When configuring a fuzzy match criteria in Match Definitions, you set a Level (1–5) that maps to a minimum similarity threshold. Pairs that score below the threshold for that criteria receive a field-level score of 0 for that criteria. The mapping is:

  • Level 1 — Very Low: accepts matches with similarity ≥ 20%. Suitable when values may be heavily abbreviated or truncated. High false-positive risk.
  • Level 2 — Low: accepts matches with similarity ≥ 40%. Useful for free-text fields with significant variation.
  • Level 3 — Medium: accepts matches with similarity ≥ 60%. A balanced default for most name and address fields.
  • Level 4 — High: accepts matches with similarity ≥ 80%. Appropriate when values are expected to be nearly identical with only minor typos.
  • Level 5 — Very High: accepts matches with similarity ≥ 95%. Only small, single-character differences are tolerated. Approaches exact matching.

Choosing the right level is a trade-off: lower levels catch more genuine duplicates (higher recall) but also introduce more false positives (lower precision). It is common to run an initial match at Level 3 and adjust up or down based on the quality of results.

FastLevel

The FastLevel option uses a simplified, computationally cheaper similarity algorithm instead of full Levenshtein calculation.
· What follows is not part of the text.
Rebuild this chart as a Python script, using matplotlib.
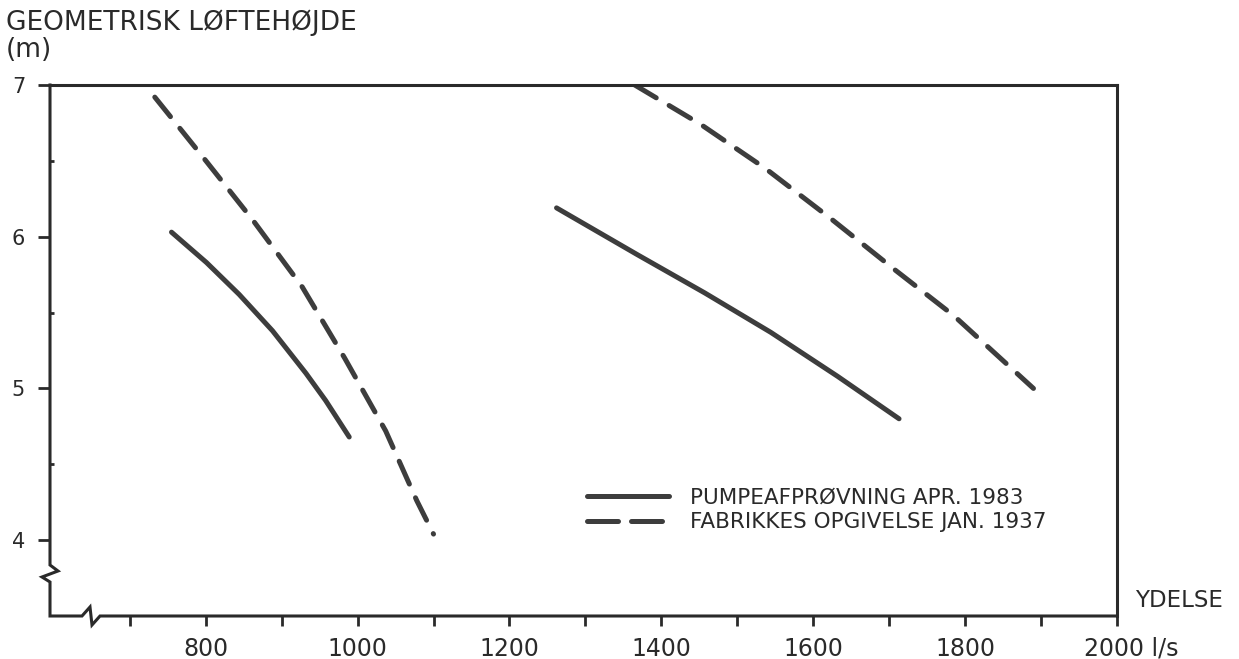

It applies the same Level 1–5 thresholds but uses heuristics rather than the full dynamic programming approach. FastLevel is most appropriate when:

  • The dataset is very large and matching performance is a priority
  • The field values are relatively short and the expected variation is minor
  • A slight reduction in matching accuracy is acceptable in exchange for faster processing

For most projects with standard dataset sizes, the full Levenshtein algorithm provides meaningfully better accuracy and is recommended over FastLevel.

Jaro-Winkler Similarity

Jaro-Winkler is an alternative string similarity algorithm that gives additional weight to matching characters at the beginning of strings (the prefix). This reflects the linguistic reality that the start of a word is often more stable than the end — typos and truncations are more common at the end of names and words.

The Jaro-Winkler score is calculated in two steps:

  1. Compute the base Jaro similarity, which counts matching characters (within a certain distance) and transpositions.
  2. Apply a prefix bonus: if the first 1–4 characters are identical, the score is boosted proportionally.

For example, "JOHNSON" vs "JONSON" scores higher under Jaro-Winkler than under pure Levenshtein because the shared prefix "JO" is rewarded. Jaro-Winkler is particularly well-suited to personal names and is used by MatchLogic's similarity engine (backed by the SimMetrics.Net library) as an alternative to Levenshtein where prefix agreement is an important signal.

Practical Guidance

Fuzzy matching is most effective when combined with good data preparation. Running the Data Cleansing module to standardize casing (UpperCase or ProperCase), remove extra whitespace, and expand abbreviations before matching will significantly improve fuzzy match quality regardless of the level or algorithm used. A pair that differs only in casing or leading/trailing spaces will have its similarity artificially reduced if the values are not normalized first.